(ed:..over the years i have read most of greers’ books – i remember her as a good writer..)
Greer and the Deneuve group are #notallolderfeminists.
Baird’s question however is a useful means to explore not only some contrast in inter-generational feminisms but the vast experiential differences between the generations themselves.
The Deneuve/Greer analysis originates from a period in which having casual sex – multiple partners and sex outside of marriage were acts in defiance of old patriarchal taboos.
We forget in the west just how transformative the past few decades have been.
Consider that when Deneuve appeared onscreen as the curious bourgeois sexual day-labourer in 1967’s Belle Du Jour – representations of sex itself were considered so scandalous that Britain was still operating under full theatre censorship.

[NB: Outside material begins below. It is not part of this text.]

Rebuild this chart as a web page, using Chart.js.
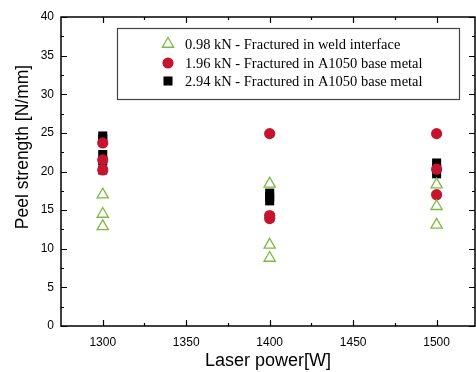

In Australia sexy books like Lady Chatterley’s Lover were subject to an import ban.
On American television, even married couples on TV sitcoms were depicted in separate beds.
The right for women to escape the passive sexual role obliged of them by culture – the imperative to do so in the cause of women’s liberation – is at the heart of Greer’s demands in her 1970 manifesto The Female Eunuch.
In the world the book depicts of the lonely housewife ‘staring at the back of her husband’s newspaper’ – a realised female sexuality is a militant act of revolt.